Есенинские истоки — русские книжные. Известно, что еще в школе он прочел "Слово о полку Игореве", внимательно изучал поэзию Кольцова, Сурикова, Никитина, позже увлекся "Поэтическими воззрениями славян на природу" Афанасьева. Есенин, как Чапаев, языков не знал и не хотел знать: "Кроме русского, никакого другого не признаю, и держу себя так, что ежели кому-нибудь любопытно со мной говорить, то пусть учится по-русски". Это письмо из поездки по Соединенным Штатам с Айседорой Дункан, где, обнаружив, что его никто не знает, пил в отелях и бил по головам фоторепортеров, не сочинив за четыре месяца ни одного американского стихотворения. Европа тоже осталась без поэзии.

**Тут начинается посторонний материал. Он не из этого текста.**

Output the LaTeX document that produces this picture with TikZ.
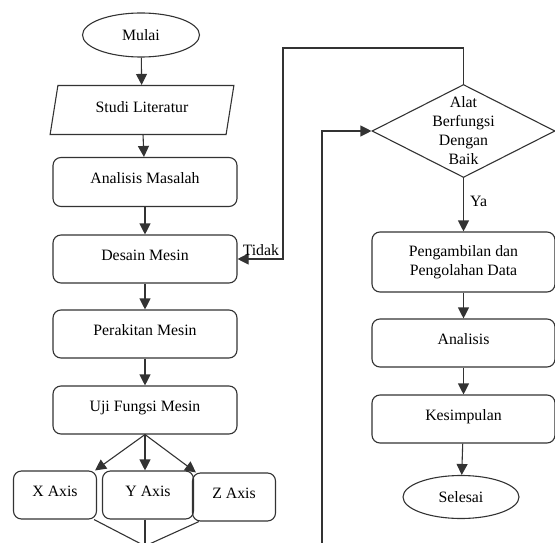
\documentclass[tikz,border=0pt]{standalone}
\usepackage{fontspec}
\setmainfont{Liberation Serif}
\usetikzlibrary{arrows.meta,shapes.geometric}
\tikzset{
  garis/.style={draw=black!80, line width=1.1pt},
  panah/.style={garis, -{Triangle[width=11pt,length=11pt]}},
  proses/.style={garis, rounded corners=8pt, minimum width=184pt, minimum height=48pt, inner sep=2pt, align=center},
  naik/.style={text height=11pt, text depth=8pt},
  sumbu/.style={garis, naik, rounded corners=8pt, minimum width=83pt, minimum height=48pt, inner sep=2pt},
  terminal/.style={garis, ellipse, minimum width=117pt, minimum height=44pt, inner sep=0pt},
  data/.style={garis, trapezium, trapezium left angle=75, trapezium right angle=105, trapezium stretches=true, minimum width=184pt, minimum height=49pt, inner sep=0pt},
  keputusan/.style={garis, diamond, minimum width=183pt, minimum height=93pt, inner sep=0pt}
}
\begin{document}
\begin{tikzpicture}[x=1pt,y=-1pt,font=\fontsize{15.8}{19}\selectfont]
  % page size
  \useasboundingbox (0,0) rectangle (555,543);
  % left column
  \node[terminal] (mulai) at (141,35) {Mulai};
  \node[data, text height=11pt, text depth=5pt] (studi) at (142,110) {Studi Literatur};
  \node[proses, naik, minimum height=49pt] (masalah) at (145,182) {Analisis Masalah};
  \node[proses, naik] (desain) at (145,259) {Desain Mesin};
  \node[proses, naik] (rakit) at (145,334) {Perakitan Mesin};
  \node[proses, naik] (uji) at (145,410) {Uji Fungsi Mesin};
  % three axes
  \node[sumbu] (xaxis) at (55,495) {X Axis};
  \node[sumbu, minimum width=91pt] (yaxis) at (148,495) {Y Axis};
  \node[sumbu] (zaxis) at (234,497) {Z Axis};
  \coordinate (gabung) at (145,546);
  % right column
  \node[keputusan] (cek) at (463.5,131) {};
  \node[align=center, inner sep=0pt] (cektxt) at (cek) {Alat\\Berfungsi\\Dengan\\Baik};
  \node[proses, minimum width=183pt, minimum height=60pt] (ambil) at (463.5,262) {Pengambilan dan\\Pengolahan Data};
  \node[proses, naik, minimum width=183pt] (analisis) at (463.5,343) {Analisis};
  \node[proses, naik, minimum width=183pt] (simpul) at (463.5,419) {Kesimpulan};
  \node[terminal, minimum width=116pt, minimum height=43pt] (selesai) at (461,497) {Selesai};
  % main flow
  \draw[panah] (mulai) -- (studi);
  \draw[panah] (studi) -- (masalah);
  \draw[panah] (masalah) -- (desain);
  \draw[panah] (desain) -- (rakit);
  \draw[panah] (rakit) -- (uji);
  \draw[panah] (uji.south) -- ([xshift=-2pt]xaxis.north east);
  \draw[panah] (uji.south) -- (uji.south |- yaxis.north);
  \draw[panah] (uji.south) -- ([xshift=4pt]zaxis.north west);
  % axes join below
  \draw[garis] ([xshift=-3pt]xaxis.south east) -- (gabung);
  \draw[garis] (gabung |- yaxis.south) -- (gabung);
  \draw[garis] ([xshift=7pt]zaxis.south west) -- (gabung);
  % decision loop back (Tidak)
  \coordinate (atas) at (283,48);
  \draw[panah] (cek.north) |- (atas) |- (desain.east);
  \node[anchor=south west, inner sep=1pt] (tidak) at ([xshift=4pt,yshift=2pt]desain.east) {Tidak};
  % line coming in from below
  \coordinate (bawah) at (322,546);
  \draw[panah] (bawah) |- (cek.west);
  % decision Ya
  \draw[panah] (cek.south) -- (ambil.north);
  \node[anchor=west, inner sep=0pt] (ya) at (470,201) {Ya};
  \draw[panah] (ambil) -- (analisis);
  \draw[panah] (analisis) -- (simpul);
  \draw[panah] (simpul) -- (selesai);
\end{tikzpicture}
\end{document}
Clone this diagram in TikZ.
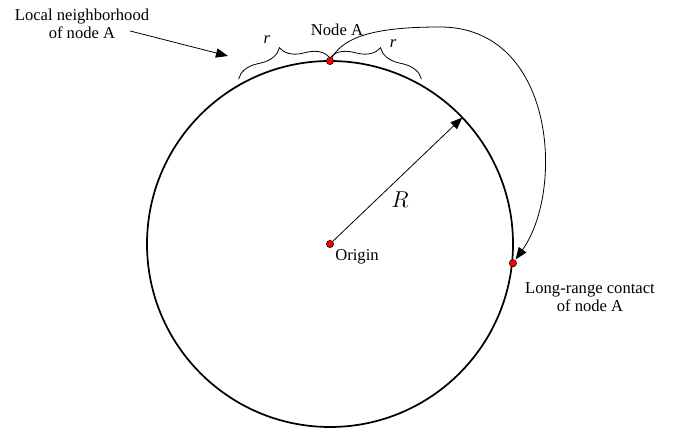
\documentclass[tikz,border=0pt]{standalone}
\usepackage{fontspec}
\setmainfont{Liberation Serif}
\usetikzlibrary{arrows.meta,positioning,decorations.pathreplacing}

\tikzset{
  dot/.style={circle,fill=red,draw=black,line width=0.4pt,inner sep=0pt,minimum size=5.5pt},
  lbl/.style={font=\fontsize{12.5}{13.5}\selectfont,align=center,inner sep=1pt},
  tip/.style={-{Triangle[length=9pt,width=7pt]},line width=0.6pt},
  nbrace/.style={decorate,decoration={brace,amplitude=16pt},line width=0.6pt}
}

\begin{document}
\begin{tikzpicture}[scale=1.21]
  \useasboundingbox (-7.213,-4.284) rectangle (7.628,5.333);
  \draw[line width=1.3pt] (0,0) circle (4);
  % points on the ring
  \node[dot] (O) at (0,0) {};
  \node[dot] (A) at (90:4) {};
  \node[dot] (B) at (-6:4.02) {};
  \coordinate (Rend) at (43.7:4);
  \coordinate (bl) at (119:4.12); \coordinate (bm) at (90:4.07); \coordinate (br) at (61:4.12);
  % braces
  \draw[nbrace] (bl) -- (bm);
  \draw[nbrace] (bm) -- (br);
  \node[lbl] (rl) at (-1.38,4.46) {\textit{r}};
  \node[lbl] (rr) at (1.38,4.37) {\textit{r}};
  % labels
  \node[lbl] (nA) at (0.153,4.678) {Node A};
  \node[lbl] (org) at (0.59,-0.284) {Origin};
  \node[lbl] (lrc) at (5.683,-1.158) {Long-range contact\\of node A};
  \node[lbl] (nbh) at (-5.421,4.809) {Local neighborhood\\of node A};
  \node[font=\fontsize{17}{19}\selectfont] (Rl) at (1.53,0.98) {$R$};
  % arrows
  \draw[tip] (O) -- (Rend);
  \coordinate (nbhtail) at (-4.372,4.656);
  \coordinate (nbhtip) at (-2.230,4.109);
  \draw[tip] (nbhtail) -- (nbhtip);
  \draw[tip,shorten >=0.5pt] (A) .. controls (0.328,4.568) and (1.093,4.743) .. (2.404,4.743)
     .. controls (4.918,4.743) and (5.137,1.180) .. (B);
\end{tikzpicture}
\end{document}
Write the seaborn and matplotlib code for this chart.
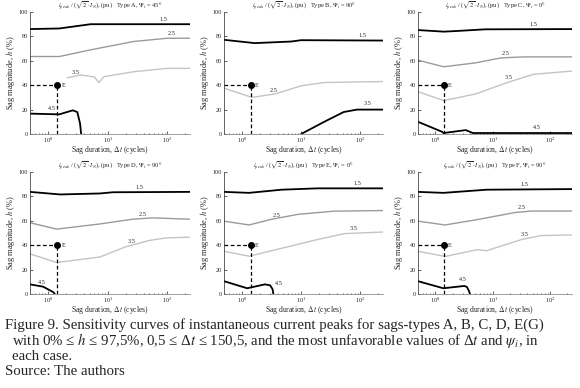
import matplotlib
matplotlib.use("Agg")
import matplotlib.pyplot as plt
import seaborn as sns
import pandas as pd

# ---- data (x = sag duration in cycles, h = sag magnitude %) ----
a15_x = [0.5, 1.55, 5.2, 240];                    a15_h = [86, 86.5, 90, 90]
a25_x = [0.5, 1.55, 5.2, 27, 100, 240];          a25_h = [63.5, 63.5, 69, 75.8, 78.5, 78.5]
a35_x = [2.1, 3.5, 6.0, 7.1, 8.7, 27, 100, 240];  a35_h = [46, 48.4, 46.8, 42.2, 47, 51, 53.8, 53.8]
a45_x = [0.5, 1.55, 2.6, 3.1, 3.45, 3.6];         a45_h = [16.7, 16.1, 19.4, 18, 8.6, 0]

b15_x = [0.5, 1.65, 6.8, 10, 240];                b15_h = [77.2, 74.5, 75.8, 76.9, 76.6]
b25_x = [0.5, 1.48, 3.6, 10, 24.5, 240];          b25_h = [37.6, 30, 32.8, 39.5, 42.2, 43]
b35_x = [10, 24.5, 52, 87, 240];                  b35_h = [0, 10, 18, 20, 20]

c15_x = [0.5, 1.4, 2.3, 7.4, 240];                c15_h = [85.2, 83.9, 84.4, 85.8, 86]
c25_x = [0.5, 1.4, 5, 14, 35, 240];               c25_h = [60.5, 55.1, 58.3, 62.4, 63.2, 63.2]
c35_x = [0.5, 1.4, 5, 18, 51, 240];               c35_h = [34.7, 27.4, 32.8, 42.2, 48.9, 51.6]
c45_x = [0.5, 1.3, 1.4, 3.4, 4.5, 240];           c45_h = [10, 1.9, 0.8, 3.2, 0.8, 0.8]

d15_x = [0.5, 1.6, 7.4, 12.3, 240];               d15_h = [83.7, 81.6, 82.4, 83.4, 83.7]
d25_x = [0.5, 1.4, 7.4, 26, 57, 240];             d25_h = [58.4, 53.2, 57.4, 61.3, 62.4, 61.3]
d35_x = [0.5, 1.4, 7.4, 20, 50, 95, 240];         d35_h = [32.9, 25.8, 30.3, 38.7, 43.9, 46, 46.6]
d45_x = [0.5, 0.83, 1.23, 1.3];                   d45_h = [7.9, 6, 1.5, 0]

e15_x = [0.5, 1.32, 4.7, 19, 240];                e15_h = [83.7, 82.9, 85.5, 86.6, 86.6]
e25_x = [0.5, 1.32, 3.2, 8.9, 36, 240];           e25_h = [59.7, 56.6, 61.3, 65.3, 67.9, 68.4]
e35_x = [0.5, 1.32, 5.4, 19, 54, 240];            e35_h = [35, 31, 38.2, 44.7, 49.5, 50.8]
e45_x = [0.5, 1.23, 2.45, 3.0, 3.3, 3.4];         e45_h = [10.5, 4.7, 7.9, 7.1, 3.9, 0]

f15_x = [0.5, 1.38, 7.9, 240];                    f15_h = [83.7, 82.9, 85.5, 86]
f25_x = [0.5, 1.48, 5.4, 24.5, 47, 240];          f25_h = [59.7, 56.6, 61, 66.8, 68, 68]
f35_x = [0.5, 1.48, 5.4, 7.8, 32, 69, 240];       f35_h = [35, 30.8, 36.3, 35.5, 44.7, 47.9, 48.4]
f45_x = [0.5, 1.38, 3.2, 3.55, 3.9, 4.0];         f45_h = [10.5, 4.7, 6.6, 5.8, 2, 0]

# point E
e_x = 1.4
e_h = 40

types = ['A', 'B', 'C', 'D', 'E', 'F']
psi = ['45', '90', '0', '90', '0', '90']

black = '#000000'
grey = '#9a9a9a'
light = '#c4c4c4'

# (x, h, colour, label, label_x, label_y)
panels = [
    [(a15_x, a15_h, black, '1.5', 87, 91.5), (a25_x, a25_h, grey, '2.5', 120, 80),
     (a35_x, a35_h, light, '3.5', 2.9, 48), (a45_x, a45_h, black, '4.5', 1.15, 19)],
    [(b15_x, b15_h, black, '1.5', 107, 78.5), (b25_x, b25_h, light, '2.5', 3.4, 34),
     (b35_x, b35_h, black, '3.5', 130, 23)],
    [(c15_x, c15_h, black, '1.5', 51, 87.5), (c25_x, c25_h, grey, '2.5', 17, 64),
     (c35_x, c35_h, light, '3.5', 19, 44), (c45_x, c45_h, black, '4.5', 59, 3)],
    [(d15_x, d15_h, black, '1.5', 34, 85.5), (d25_x, d25_h, grey, '2.5', 38, 63.5),
     (d35_x, d35_h, light, '3.5', 25, 41), (d45_x, d45_h, black, '4.5', 0.8, 7.5)],
    [(e15_x, e15_h, black, '1.5', 89, 88.5), (e25_x, e25_h, grey, '2.5', 3.9, 62.5),
     (e35_x, e35_h, light, '3.5', 78, 52), (e45_x, e45_h, black, '4.5', 4.2, 6.6)],
    [(f15_x, f15_h, black, '1.5', 36, 88), (f25_x, f25_h, grey, '2.5', 32, 69),
     (f35_x, f35_h, light, '3.5', 36, 46.5), (f45_x, f45_h, black, '4.5', 3.0, 10)],
]

sns.set_theme(style="ticks", rc={"axes.spines.right": False, "axes.spines.top": False})
plt.rcParams["font.family"] = ["Liberation Serif", "DejaVu Serif"]
plt.rcParams["mathtext.fontset"] = "stix"

fig = plt.figure(figsize=(5.8, 3.88), dpi=100)

W, H = 580, 388
cols = [(30, 190), (224, 383), (418, 572)]
rows = [(12, 134), (172, 294)]

for i, curves in enumerate(panels):
    r, c = divmod(i, 3)
    x0, x1 = cols[c]
    y0, y1 = rows[r]
    ax = fig.add_axes([x0 / W, 1 - y1 / H, (x1 - x0) / W, (y1 - y0) / H])

    for x, h, col, lab, lx, ly in curves:
        df = pd.DataFrame({'x': x, 'h': h})
        lw = 1.3 if col == black else 1.0
        sns.lineplot(data=df, x='x', y='h', ax=ax, color=col, lw=lw,
                     estimator=None, sort=False)
        ax.text(lx, ly, lab, fontsize=4.5, ha='center', va='bottom')

    # point E
    ax.plot([0.5, e_x], [e_h, e_h], color='black', ls='--', lw=0.9, dashes=(3, 2))
    ax.plot([e_x, e_x], [0, e_h], color='black', ls='--', lw=0.9, dashes=(3, 2))
    ax.plot([e_x], [e_h], 'o', color='black', ms=4)
    ax.text(e_x * 1.2, e_h, 'E', fontsize=4.5, va='center')

    ax.set_xscale('log')
    ax.set_xlim(0.5, 240)
    ax.set_ylim(0, 100)
    ax.set_yticks([0, 20, 40, 60, 80, 100])
    ax.tick_params(axis='both', which='major', labelsize=4.5, direction='in', length=2,
                   width=0.5, pad=1.5)
    ax.tick_params(axis='x', which='minor', direction='in', length=1, width=0.5)
    for s in ['left', 'bottom']:
        ax.spines[s].set_linewidth(0.5)
    ax.spines['bottom'].set_color('#777777')

    ax.set_xlabel(r'Sag duration, $\Delta t$ (cycles)', fontsize=5.5, labelpad=-1)
    ax.set_ylabel(r'Sag magnitude, $h$ (%)', fontsize=6, labelpad=1)
    ax.set_title(r'$i_{peak}$ / ($\sqrt{2}\cdot I_N$), (pu)   Type ' + types[i]
                 + r', $\Psi_i$ = ' + psi[i] + '°', fontsize=4.6, pad=1)

cap = 10.7
fig.text(5 / W, 1 - 325 / H, 'Figure 9. Sensitivity curves of instantaneous current peaks for sags-types A, B, C, D, E(G)',
         fontsize=cap, va='center')
fig.text(12 / W, 1 - 340.5 / H, r'with 0% ≤ $h$ ≤ 97,5%, 0,5 ≤ Δ$t$ ≤ 150,5, and the most unfavorable values of Δ$t$ and $\psi_i$, in',
         fontsize=cap, va='center')
fig.text(12 / W, 1 - 356 / H, 'each case.', fontsize=cap, va='center')
fig.text(5 / W, 1 - 371.5 / H, 'Source: The authors', fontsize=cap, va='center')

fig.savefig('out.png', dpi=100)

Кусиков рассказывал, как в 23-м году неделю уговаривал Есенина съездить из Парижа в Версаль. Тот нехотя согласился, приехали, но: "Тут Есенин заявил, что проголодался... сели завтракать, Есенин стал пить, злиться, злиться и пить... до ночи... а ночью уехали обратно в Париж, не взглянув на Версаль; наутро, трезвым, он радовался своей хитрости и увертке... так проехал Сергей по всей Европе и Америке, будто слепой, ничего не желая знать и видеть".
Видеть не желал, а знать — знал и так. В драматической поэме "Страна негодяев", произведении справедливо забытом, но самом большом у Есенина, в полтора раза длиннее "Пугачева" и вдвое - "Анны Снегиной", об Америке говорится подробно. Там на фоне заблудшего коммуниста Чекистова (он же Лейбман) и сочувствующего Замарашкина выделяется настоящий большевик Никандр Рассветов, который побывал в Штатах и рассказывает: "От еврея и до китайца, / Проходимец и джентельмен, / Все в единой графе считаются / Одинаково — business man... / Если хочешь здесь душу выржать, / То сочтут: или глуп, или пьян. / Вот она — мировая биржа! / Вот они — подлецы всех стран". Обида на невозможность "выржать" душу —неизбывна у российского человека по сей день, что в Новом Свете, что в Старом.
Мариенгофу из Остенде: "Так хочется мне отсюда, из этой кошмарной Европы, обратно в Россию, к прежнему молодому нашему хулиганству и всему нашему задору. Здесь такая тоска, такая бездарнейшая северянинщина жизни... Свиные тупые морды европейцев".
Сахарову из Дюссельдорфа в том же 1922 году: "Конечно, кой-где нас знают, кой-где есть стихи, переведенные мои и Толькины, но на кой все это, когда их никто не читает? Сейчас у меня на столе английский журнал со стихами Анатолия, который мне даже и посылать ему не хочется. Очень хорошее издание, а на обложке пометка: в колич. 500 экземпляров. Это здесь самый большой тираж".